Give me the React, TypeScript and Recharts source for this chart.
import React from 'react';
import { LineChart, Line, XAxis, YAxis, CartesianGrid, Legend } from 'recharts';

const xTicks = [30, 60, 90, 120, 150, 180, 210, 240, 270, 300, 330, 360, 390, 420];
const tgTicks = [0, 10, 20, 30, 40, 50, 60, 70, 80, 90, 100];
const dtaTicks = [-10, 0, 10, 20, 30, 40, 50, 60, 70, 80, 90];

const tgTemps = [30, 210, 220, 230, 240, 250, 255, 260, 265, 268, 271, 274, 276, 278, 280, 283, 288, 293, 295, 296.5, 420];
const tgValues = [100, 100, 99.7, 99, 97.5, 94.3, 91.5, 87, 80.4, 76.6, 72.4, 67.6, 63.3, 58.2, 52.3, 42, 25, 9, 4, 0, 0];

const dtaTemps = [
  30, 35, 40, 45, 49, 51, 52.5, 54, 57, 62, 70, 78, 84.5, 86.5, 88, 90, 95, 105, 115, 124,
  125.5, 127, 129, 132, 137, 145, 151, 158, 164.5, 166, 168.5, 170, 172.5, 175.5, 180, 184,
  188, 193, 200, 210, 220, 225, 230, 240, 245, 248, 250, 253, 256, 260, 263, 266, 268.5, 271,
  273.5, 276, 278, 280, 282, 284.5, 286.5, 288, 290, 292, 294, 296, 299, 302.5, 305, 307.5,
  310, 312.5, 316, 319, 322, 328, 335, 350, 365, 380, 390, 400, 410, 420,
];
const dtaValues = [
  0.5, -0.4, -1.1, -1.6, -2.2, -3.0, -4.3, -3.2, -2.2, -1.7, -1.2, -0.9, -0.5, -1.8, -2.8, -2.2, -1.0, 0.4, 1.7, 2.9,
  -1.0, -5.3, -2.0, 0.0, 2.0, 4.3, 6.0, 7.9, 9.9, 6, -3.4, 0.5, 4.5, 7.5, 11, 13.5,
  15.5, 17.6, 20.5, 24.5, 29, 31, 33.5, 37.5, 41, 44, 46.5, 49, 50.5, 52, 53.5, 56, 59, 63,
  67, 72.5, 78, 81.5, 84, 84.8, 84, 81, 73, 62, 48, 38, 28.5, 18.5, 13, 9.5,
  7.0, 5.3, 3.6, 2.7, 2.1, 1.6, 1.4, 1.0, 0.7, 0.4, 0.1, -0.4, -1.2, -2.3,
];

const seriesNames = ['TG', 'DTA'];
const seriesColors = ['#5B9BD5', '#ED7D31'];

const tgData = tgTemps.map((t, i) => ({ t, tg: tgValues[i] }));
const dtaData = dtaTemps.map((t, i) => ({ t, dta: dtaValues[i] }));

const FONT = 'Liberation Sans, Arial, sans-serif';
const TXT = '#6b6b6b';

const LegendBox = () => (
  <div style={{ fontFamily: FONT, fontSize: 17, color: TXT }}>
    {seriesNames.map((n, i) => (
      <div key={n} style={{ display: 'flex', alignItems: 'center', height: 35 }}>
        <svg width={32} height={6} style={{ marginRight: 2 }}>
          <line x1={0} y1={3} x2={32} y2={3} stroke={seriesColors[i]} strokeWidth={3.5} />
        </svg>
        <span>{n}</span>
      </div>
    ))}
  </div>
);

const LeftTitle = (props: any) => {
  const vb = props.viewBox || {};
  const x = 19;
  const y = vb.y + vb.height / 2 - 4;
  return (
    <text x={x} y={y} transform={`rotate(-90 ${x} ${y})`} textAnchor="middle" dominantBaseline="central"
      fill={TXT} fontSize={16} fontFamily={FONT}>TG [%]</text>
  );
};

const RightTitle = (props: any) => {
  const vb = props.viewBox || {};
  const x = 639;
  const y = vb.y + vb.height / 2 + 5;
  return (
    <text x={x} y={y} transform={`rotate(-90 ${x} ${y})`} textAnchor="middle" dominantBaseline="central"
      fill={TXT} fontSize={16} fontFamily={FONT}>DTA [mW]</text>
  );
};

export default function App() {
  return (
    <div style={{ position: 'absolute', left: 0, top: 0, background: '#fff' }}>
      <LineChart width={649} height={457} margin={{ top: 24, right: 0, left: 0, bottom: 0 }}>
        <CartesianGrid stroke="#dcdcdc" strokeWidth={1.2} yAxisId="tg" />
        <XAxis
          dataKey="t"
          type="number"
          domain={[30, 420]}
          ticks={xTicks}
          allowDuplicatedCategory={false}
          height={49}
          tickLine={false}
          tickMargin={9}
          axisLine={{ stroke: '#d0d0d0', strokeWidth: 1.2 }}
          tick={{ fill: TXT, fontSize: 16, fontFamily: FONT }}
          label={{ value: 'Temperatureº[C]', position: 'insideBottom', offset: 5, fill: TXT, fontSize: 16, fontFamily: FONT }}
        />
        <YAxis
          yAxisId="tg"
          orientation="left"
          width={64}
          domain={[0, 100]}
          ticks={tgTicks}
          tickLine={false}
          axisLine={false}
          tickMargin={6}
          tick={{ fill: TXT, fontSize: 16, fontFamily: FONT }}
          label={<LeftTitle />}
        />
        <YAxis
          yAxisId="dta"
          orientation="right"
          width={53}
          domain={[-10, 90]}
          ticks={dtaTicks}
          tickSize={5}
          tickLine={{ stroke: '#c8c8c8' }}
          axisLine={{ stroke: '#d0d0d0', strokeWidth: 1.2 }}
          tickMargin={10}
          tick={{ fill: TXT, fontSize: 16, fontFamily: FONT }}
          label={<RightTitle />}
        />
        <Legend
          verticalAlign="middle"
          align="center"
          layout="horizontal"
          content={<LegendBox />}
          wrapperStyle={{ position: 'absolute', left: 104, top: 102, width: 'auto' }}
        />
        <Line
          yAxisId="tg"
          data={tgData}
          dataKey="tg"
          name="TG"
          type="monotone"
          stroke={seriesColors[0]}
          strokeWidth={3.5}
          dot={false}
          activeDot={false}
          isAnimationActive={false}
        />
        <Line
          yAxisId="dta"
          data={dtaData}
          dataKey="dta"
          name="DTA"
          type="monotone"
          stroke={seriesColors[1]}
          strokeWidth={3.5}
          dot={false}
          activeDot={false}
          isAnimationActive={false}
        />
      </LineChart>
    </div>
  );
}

* * * *

Extract the whole listing, character for character.

Exercise solution:
Give me the React, TypeScript and Recharts source for this chart.
import React from 'react';
import { LineChart, Line, XAxis, YAxis, CartesianGrid, Legend } from 'recharts';

const xTicks = [30, 60, 90, 120, 150, 180, 210, 240, 270, 300, 330, 360, 390, 420];
const tgTicks = [0, 10, 20, 30, 40, 50, 60, 70, 80, 90, 100];
const dtaTicks = [-10, 0, 10, 20, 30, 40, 50, 60, 70, 80, 90];

const tgTemps = [30, 210, 220, 230, 240, 250, 255, 260, 265, 268, 271, 274, 276, 278, 280, 283, 288, 293, 295, 296.5, 420];
const tgValues = [100, 100, 99.7, 99, 97.5, 94.3, 91.5, 87, 80.4, 76.6, 72.4, 67.6, 63.3, 58.2, 52.3, 42, 25, 9, 4, 0, 0];

const dtaTemps = [
  30, 35, 40, 45, 49, 51, 52.5, 54, 57, 62, 70, 78, 84.5, 86.5, 88, 90, 95, 105, 115, 124,
  125.5, 127, 129, 132, 137, 145, 151, 158, 164.5, 166, 168.5, 170, 172.5, 175.5, 180, 184,
  188, 193, 200, 210, 220, 225, 230, 240, 245, 248, 250, 253, 256, 260, 263, 266, 268.5, 271,
  273.5, 276, 278, 280, 282, 284.5, 286.5, 288, 290, 292, 294, 296, 299, 302.5, 305, 307.5,
  310, 312.5, 316, 319, 322, 328, 335, 350, 365, 380, 390, 400, 410, 420,
];
const dtaValues = [
  0.5, -0.4, -1.1, -1.6, -2.2, -3.0, -4.3, -3.2, -2.2, -1.7, -1.2, -0.9, -0.5, -1.8, -2.8, -2.2, -1.0, 0.4, 1.7, 2.9,
  -1.0, -5.3, -2.0, 0.0, 2.0, 4.3, 6.0, 7.9, 9.9, 6, -3.4, 0.5, 4.5, 7.5, 11, 13.5,
  15.5, 17.6, 20.5, 24.5, 29, 31, 33.5, 37.5, 41, 44, 46.5, 49, 50.5, 52, 53.5, 56, 59, 63,
  67, 72.5, 78, 81.5, 84, 84.8, 84, 81, 73, 62, 48, 38, 28.5, 18.5, 13, 9.5,
  7.0, 5.3, 3.6, 2.7, 2.1, 1.6, 1.4, 1.0, 0.7, 0.4, 0.1, -0.4, -1.2, -2.3,
];

const seriesNames = ['TG', 'DTA'];
const seriesColors = ['#5B9BD5', '#ED7D31'];

const tgData = tgTemps.map((t, i) => ({ t, tg: tgValues[i] }));
const dtaData = dtaTemps.map((t, i) => ({ t, dta: dtaValues[i] }));

const FONT = 'Liberation Sans, Arial, sans-serif';
const TXT = '#6b6b6b';

const LegendBox = () => (
  <div style={{ fontFamily: FONT, fontSize: 17, color: TXT }}>
    {seriesNames.map((n, i) => (
      <div key={n} style={{ display: 'flex', alignItems: 'center', height: 35 }}>
        <svg width={32} height={6} style={{ marginRight: 2 }}>
          <line x1={0} y1={3} x2={32} y2={3} stroke={seriesColors[i]} strokeWidth={3.5} />
        </svg>
        <span>{n}</span>
      </div>
    ))}
  </div>
);

const LeftTitle = (props: any) => {
  const vb = props.viewBox || {};
  const x = 19;
  const y = vb.y + vb.height / 2 - 4;
  return (
    <text x={x} y={y} transform={`rotate(-90 ${x} ${y})`} textAnchor="middle" dominantBaseline="central"
      fill={TXT} fontSize={16} fontFamily={FONT}>TG [%]</text>
  );
};

const RightTitle = (props: any) => {
  const vb = props.viewBox || {};
  const x = 639;
  const y = vb.y + vb.height / 2 + 5;
  return (
    <text x={x} y={y} transform={`rotate(-90 ${x} ${y})`} textAnchor="middle" dominantBaseline="central"
      fill={TXT} fontSize={16} fontFamily={FONT}>DTA [mW]</text>
  );
};

export default function App() {
  return (
    <div style={{ position: 'absolute', left: 0, top: 0, background: '#fff' }}>
      <LineChart width={649} height={457} margin={{ top: 24, right: 0, left: 0, bottom: 0 }}>
        <CartesianGrid stroke="#dcdcdc" strokeWidth={1.2} yAxisId="tg" />
        <XAxis
          dataKey="t"
          type="number"
          domain={[30, 420]}
          ticks={xTicks}
          allowDuplicatedCategory={false}
          height={49}
          tickLine={false}
          tickMargin={9}
          axisLine={{ stroke: '#d0d0d0', strokeWidth: 1.2 }}
          tick={{ fill: TXT, fontSize: 16, fontFamily: FONT }}
          label={{ value: 'Temperatureº[C]', position: 'insideBottom', offset: 5, fill: TXT, fontSize: 16, fontFamily: FONT }}
        />
        <YAxis
          yAxisId="tg"
          orientation="left"
          width={64}
          domain={[0, 100]}
          ticks={tgTicks}
          tickLine={false}
          axisLine={false}
          tickMargin={6}
          tick={{ fill: TXT, fontSize: 16, fontFamily: FONT }}
          label={<LeftTitle />}
        />
        <YAxis
          yAxisId="dta"
          orientation="right"
          width={53}
          domain={[-10, 90]}
          ticks={dtaTicks}
          tickSize={5}
          tickLine={{ stroke: '#c8c8c8' }}
          axisLine={{ stroke: '#d0d0d0', strokeWidth: 1.2 }}
          tickMargin={10}
          tick={{ fill: TXT, fontSize: 16, fontFamily: FONT }}
          label={<RightTitle />}
        />
        <Legend
          verticalAlign="middle"
          align="center"
          layout="horizontal"
          content={<LegendBox />}
          wrapperStyle={{ position: 'absolute', left: 104, top: 102, width: 'auto' }}
        />
        <Line
          yAxisId="tg"
          data={tgData}
          dataKey="tg"
          name="TG"
          type="monotone"
          stroke={seriesColors[0]}
          strokeWidth={3.5}
          dot={false}
          activeDot={false}
          isAnimationActive={false}
        />
        <Line
          yAxisId="dta"
          data={dtaData}
          dataKey="dta"
          name="DTA"
          type="monotone"
          stroke={seriesColors[1]}
          strokeWidth={3.5}
          dot={false}
          activeDot={false}
          isAnimationActive={false}
        />
      </LineChart>
    </div>
  );
}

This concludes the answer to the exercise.